Superintendent Doug Burns told the board that the district has accumulated substantial day-to-day legal needs and that the current arrangement — relying primarily on contracted board counsel — now imposes a significant workload on the board attorney.
‘‘We created this job description for a chief of legal services,’’ Burns said, adding the district compiled legal-fee totals for the past two years to show the scale of services the board attorney has provided beyond typical board-counsel duties. Burns said that while the board attorney (Brett Steger) has done ‘‘a wonderful job,’’ the district increasingly requires daily counsel for personnel, bargaining, litigation and procedural hearings.
Steger agreed the district could benefit from in-house district counsel for matters such as federal litigation, ESE due-process hearings and expulsion proceedings while the board attorney could continue to handle bargaining and board-facing matters. Board members discussed budgetary implications, whether such a position could be funded from impact-fee/concurrency funds for growth-related legal work, and the advantages of an attorney with school-law specialization.

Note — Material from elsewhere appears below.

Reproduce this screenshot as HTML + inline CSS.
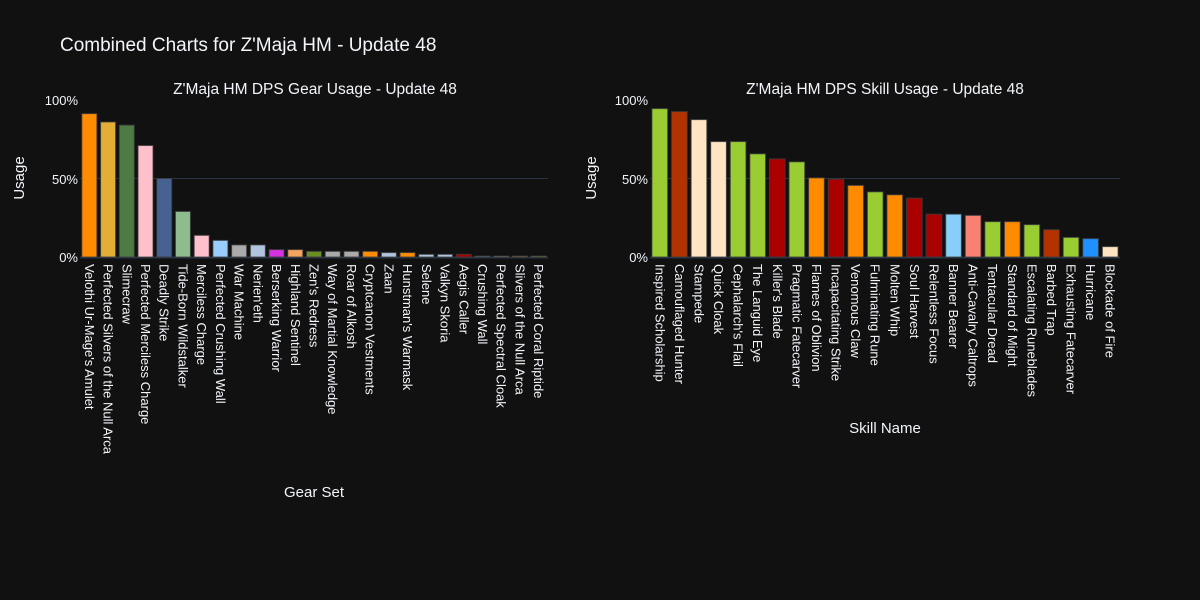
<!DOCTYPE html>
<html><head><meta charset="utf-8"><style>
html,body{margin:0;padding:0;background:#111111;}
svg{display:block;font-family:"Liberation Sans",Arial,sans-serif;}
</style></head><body>
<svg id="s" width="1200" height="600" xmlns="http://www.w3.org/2000/svg">
<rect width="1200" height="600" fill="#111111"/>
<text x="60" y="51" fill="#f2f5fa" font-size="19">Combined Charts for Z'Maja HM - Update 48</text>
<text x="315" y="94" fill="#f2f5fa" font-size="15.5" text-anchor="middle">Z'Maja HM DPS Gear Usage - Update 48</text>
<text x="885" y="94" fill="#f2f5fa" font-size="15.5" text-anchor="middle">Z'Maja HM DPS Skill Usage - Update 48</text>
<line x1="80" x2="548" y1="178.5" y2="178.5" stroke="#283442"/>
<line x1="650" x2="1120" y1="178.5" y2="178.5" stroke="#283442"/>
<line x1="80" x2="548" y1="257.5" y2="257.5" stroke="#283442" stroke-width="2"/>
<line x1="650" x2="1120" y1="257.5" y2="257.5" stroke="#283442" stroke-width="2"/>
<g fill="#f2f5fa" font-size="13" text-anchor="end">
<text x="78" y="105">100%</text><text x="78" y="184">50%</text><text x="78" y="262">0%</text>
<text x="648" y="105">100%</text><text x="648" y="184">50%</text><text x="648" y="262">0%</text>
</g>
<text transform="translate(24,178) rotate(-90)" fill="#f2f5fa" font-size="15" text-anchor="middle">Usage</text>
<text transform="translate(596,178) rotate(-90)" fill="#f2f5fa" font-size="15" text-anchor="middle">Usage</text>
<text x="314" y="497" fill="#f2f5fa" font-size="15" text-anchor="middle">Gear Set</text>
<text x="885" y="433" fill="#f2f5fa" font-size="15" text-anchor="middle">Skill Name</text>
<g id="g1"></g><g id="g2"></g>
</svg>
<script>
const L=[["Velothi Ur-Mage's Amulet",91.3,"#ff8c00"],["Perfected Silvers of the Null Arca",86,"#e3ae36"],["Slimecraw",84,"#4e7a43"],["Perfected Merciless Charge",71,"#ffc0cb"],["Deadly Strike",50,"#476290"],["Tide-Born Wildstalker",29,"#8fbc8f"],["Merciless Charge",13.8,"#ffc0cb"],["Perfected Crushing Wall",10.6,"#99ccff"],["War Machine",7.7,"#aaaaaa"],["Nerien'eth",7.7,"#b0c4de"],["Berserking Warrior",4.7,"#d633e0"],["Highland Sentinel",4.7,"#f4a460"],["Zen's Redress",3.6,"#6b8e23"],["Way of Martial Knowledge",3.6,"#aaaaaa"],["Roar of Alkosh",3.6,"#aaaaaa"],["Cryptcanon Vestments",3.6,"#ff8c00"],["Zaan",2.8,"#b0c4de"],["Hunstman's Warmask",2.8,"#ff8c00"],["Selene",1.7,"#b0c4de"],["Valkyn Skoria",1.7,"#b0c4de"],["Aegis Caller",1.7,"#aa0000"],["Crushing Wall",0.6,"#6fa8dc"],["Perfected Spectral Cloak",0.6,"#deb887"],["Slivers of the Null Arca",0.6,"#e3a020"],["Perfected Coral Riptide",0.6,"#9acd32"]];
const R=[["Inspired Scholarship",94.5,"#9acd32"],["Camouflaged Hunter",92.6,"#b33300"],["Stampede",87.5,"#ffe4c4"],["Quick Cloak",73.5,"#ffe4c4"],["Cephalarch's Flail",73.5,"#9acd32"],["The Languid Eye",65.7,"#9acd32"],["Killer's Blade",62.5,"#aa0000"],["Pragmatic Fatecarver",60.6,"#9acd32"],["Flames of Oblivion",50.4,"#ff8c00"],["Incapacitating Strike",49.6,"#aa0000"],["Venomous Claw",45.6,"#ff8c00"],["Fulminating Rune",41.5,"#9acd32"],["Molten Whip",39.6,"#ff8c00"],["Soul Harvest",37.5,"#aa0000"],["Relentless Focus",27.3,"#aa0000"],["Banner Bearer",27.3,"#87cefa"],["Anti-Cavalry Caltrops",26.5,"#fa8072"],["Tentacular Dread",22.5,"#9acd32"],["Standard of Might",22.5,"#ff8c00"],["Escalating Runeblades",20.6,"#9acd32"],["Barbed Trap",17.4,"#b33300"],["Exhausting Fatecarver",12.5,"#9acd32"],["Hurricane",11.7,"#1e90ff"],["Blockade of Fire",6.6,"#ffe4c4"]];
const NS="http://www.w3.org/2000/svg";
function draw(id,data,x0,x1){const g=document.getElementById(id);const p=(x1-x0)/data.length;
data.forEach((d,i)=>{const c=x0+p*(i+0.5),w=p*0.8,h=d[1]*1.57;
const r=document.createElementNS(NS,"rect");r.setAttribute("x",c-w/2);r.setAttribute("y",257-h);r.setAttribute("width",w);r.setAttribute("height",h);r.setAttribute("fill",d[2]);r.setAttribute("stroke","rgba(60,60,60,0.8)");r.setAttribute("stroke-width","1");g.appendChild(r);
const t=document.createElementNS(NS,"text");t.setAttribute("transform",`translate(${c-4.5},264) rotate(90)`);t.setAttribute("fill","#f2f5fa");t.setAttribute("font-size","13");t.textContent=d[0];g.appendChild(t);});}
draw("g1",L,80,548);draw("g2",R,650,1120);
</script>
</body></html>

Several members called the idea sensible and said an in-house counsel might ultimately be cost-effective compared with large outside invoices; others asked staff to provide firm cost estimates. Burns proposed a closed (advertised) ‘‘shade’’ meeting after the Nov. 18 reorganization session to cover sensitive personnel and legal strategy details and to continue the discussion.
Action items and next steps
No hiring decision was made on Nov. 10. The board asked staff to assemble more complete legal-fee records and to discuss funding options (including impact-fee allocations) ahead of a scheduled closed meeting after the Nov. 18 reorganization session.